My favourites so far are the Don Schufro x Stedinger, the Diamond Hit x Furst Heinrich and the cheeky Grey Flanell x Licotus. I was also interested in Morricone's full brother, who is quite compact, and the Wild Child x Florencio appeared very sympathetic but I want to see those in freedom first.
I must admit I was a bit disappointed by the Finest and Governor offspring. Finest clearly stamps his offspring lookswise: especially their head and necks are very much like daddy, pretty faces but heavy necks. In movement I didn't really see an engaged and carrying hindleg. I do wonder if they would make nice sport horses though, but as this is Finest's first crop the youngsters will only go under saddle in 2018. I love Governor's bloodline and even though he is a bit ponyesque himself, I do like the way he moves. Unfortunately the two Governors in Vechta had weak top lines and looked a bit in two pieces..
After the lunging I drove to the Schockemohle tack store to browse the shop and have a nibble. The store owners were clever to do a late night opening for all the licensing spectators and offered wine and cheese to draw them in. Afterwards I had dinner with the Americans at Restaurant Stratmanns. It is always a pleasure to catch up with Holly Simensen, the liaison for the Oldenburg Verband in the U.S.A., who each time has a different rescue dog in tow. For years she has been joined by Nancy Holowesko, Mo Swanson, and Jen Vanover, who are always keen on putting their finger on the pulse of what's happening on the German breeding scene.

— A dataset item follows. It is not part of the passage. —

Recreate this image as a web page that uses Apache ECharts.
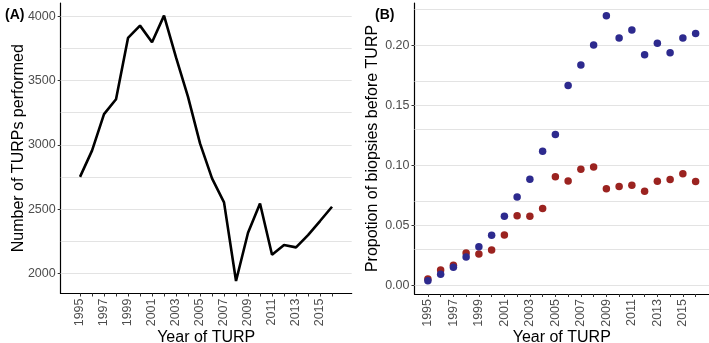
<!DOCTYPE html>
<html>
<head>
<meta charset="utf-8">
<script src="https://cdn.jsdelivr.net/npm/echarts@6/dist/echarts.min.js"></script>
<style>
  html, body { margin: 0; padding: 0; background: #fff; }
  #chart { width: 709px; height: 343px; }
</style>
</head>
<body>
<div id="chart"></div>
<script>
// years shared by both panels
let years = [1995,1996,1997,1998,1999,2000,2001,2002,2003,2004,2005,2006,2007,2008,2009,2010,2011,2012,2013,2014,2015,2016];
let yearLabels = [1995,1997,1999,2001,2003,2005,2007,2009,2011,2013,2015];

// panel A - number of TURPs
let turpCount = [2751,2955,3239,3355,3832,3928,3799,4006,3680,3373,3011,2739,2552,1940,2316,2544,2145,2220,2202,2298,2407,2518];
let countTicks = [2000,2500,3000,3500,4000];
let countGrid = [2000,2250,2500,2750,3000,3250,3500,3750,4000];

// panel B - proportion of biopsies before TURP
let propBlue = [0.0042,0.0095,0.0153,0.0239,0.0325,0.042,0.0578,0.0739,0.0887,0.112,0.1258,0.1667,0.1836,0.2003,0.2247,0.2062,0.2128,0.1922,0.2017,0.1939,0.2062,0.21];
let propRed = [0.0056,0.0131,0.017,0.0272,0.0264,0.0297,0.0422,0.0583,0.0578,0.0642,0.0906,0.0872,0.097,0.0989,0.0808,0.0825,0.0836,0.0786,0.087,0.0883,0.0931,0.0867];
let propTicks = [0,0.05,0.1,0.15,0.2];
let propGrid = [0,0.025,0.05,0.075,0.1,0.125,0.15,0.175,0.2,0.225];

let font = 'Liberation Sans, Arial, sans-serif';

let pair = (xs, ys) => xs.map((x, i) => [x, ys[i]]);

// gridlines go under the marks
let gridLines = (vals) => ({
    silent: true,
    symbol: 'none',
    z: 1,
    label: {show: false},
    lineStyle: {color: '#e3e3e3', width: 1, type: 'solid'},
    data: vals.map(v => ({yAxis: v}))
});

let xAxisOf = (idx, min, max) => ({
    type: 'value',
    gridIndex: idx,
    min: min,
    max: max,
    name: 'Year of TURP',
    nameLocation: 'middle',
    nameGap: 36,
    nameMoveOverlap: false,
    nameTextStyle: {fontFamily: font, fontSize: 16, color: '#000'},
    axisLine: {show: true, onZero: false, lineStyle: {color: '#000', width: 1.2}},
    axisTick: {show: true, length: 3, customValues: years, lineStyle: {color: '#333'}},
    axisLabel: {
        customValues: yearLabels,
        rotate: 90,
        margin: 5,
        fontFamily: font,
        fontSize: 12.5,
        color: '#4d4d4d',
        formatter: v => String(v)
    },
    splitLine: {show: false}
});

let yAxisOf = (idx, min, max, ticks, name, fmt, gap) => ({
    type: 'value',
    gridIndex: idx,
    min: min,
    max: max,
    name: name,
    nameLocation: 'middle',
    nameGap: gap,
    nameMoveOverlap: false,
    nameTextStyle: {fontFamily: font, fontSize: 16, color: '#000'},
    axisLine: {show: true, lineStyle: {color: '#000', width: 1.2}},
    axisTick: {show: true, length: 3, customValues: ticks, lineStyle: {color: '#333'}},
    axisLabel: {customValues: ticks, margin: 5, fontFamily: font, fontSize: 12.5, color: '#4d4d4d', formatter: fmt},
    splitLine: {show: false}
});

let chart = echarts.init(document.getElementById('chart'));

let option = {
    animation: false,
    backgroundColor: '#fff',
    title: [
        {text: '(A)', left: 0, top: 3, textStyle: {fontFamily: font, fontSize: 14, fontWeight: 'bold', color: '#000'}},
        {text: '(B)', left: 370, top: 3, textStyle: {fontFamily: font, fontSize: 14, fontWeight: 'bold', color: '#000'}}
    ],
    grid: [
        {left: 60.7, top: 3, width: 291, height: 290.5, outerBoundsMode: 'none', containLabel: false},
        {left: 414.5, top: 3, width: 294.5, height: 291, outerBoundsMode: 'none', containLabel: false}
    ],
    xAxis: [
        xAxisOf(0, 1993.39, 2017.64),
        xAxisOf(1, 1993.95, 2017.05)
    ],
    yAxis: [
        yAxisOf(0, 1843, 4104, countTicks, 'Number of TURPs performed', v => String(v), 34),
        yAxisOf(1, -0.0069, 0.2353, propTicks, 'Propotion of biopsies before TURP', v => v.toFixed(2), 34)
    ],
    series: [
        {
            type: 'line',
            xAxisIndex: 0,
            yAxisIndex: 0,
            z: 3,
            data: pair(years, turpCount),
            showSymbol: false,
            lineStyle: {color: '#000', width: 2.6},
            markLine: gridLines(countGrid)
        },
        {
            type: 'scatter',
            xAxisIndex: 1,
            yAxisIndex: 1,
            z: 3,
            data: pair(years, propRed),
            symbolSize: 7.5,
            itemStyle: {color: '#9b2320', opacity: 1},
            markLine: gridLines(propGrid)
        },
        {
            type: 'scatter',
            xAxisIndex: 1,
            yAxisIndex: 1,
            z: 4,
            data: pair(years, propBlue),
            symbolSize: 7.5,
            itemStyle: {color: '#2d2a8e', opacity: 1}
        }
    ]
};

chart.setOption(option);
</script>
</body>
</html>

By 23h00 I drove to my hotel because I still hadn't checked in. When I arrived there, I realized I had messed up the dates of my reservation (something very unusual for me) so I didn't make a fuss about the fact that they did not have a room for me. The hotel owner called a neighbouring hotel which still had a single room so I drove there and checked in. As I walked up the stairs and looked into the corridor of the first floor I immediately made the association with the hotel of The Shining. Brrr. It is so retro that it is scary. Nonetheless, it was just for one night and the bed and bathroom looked clean, so no complaints. Tomorrow is another day!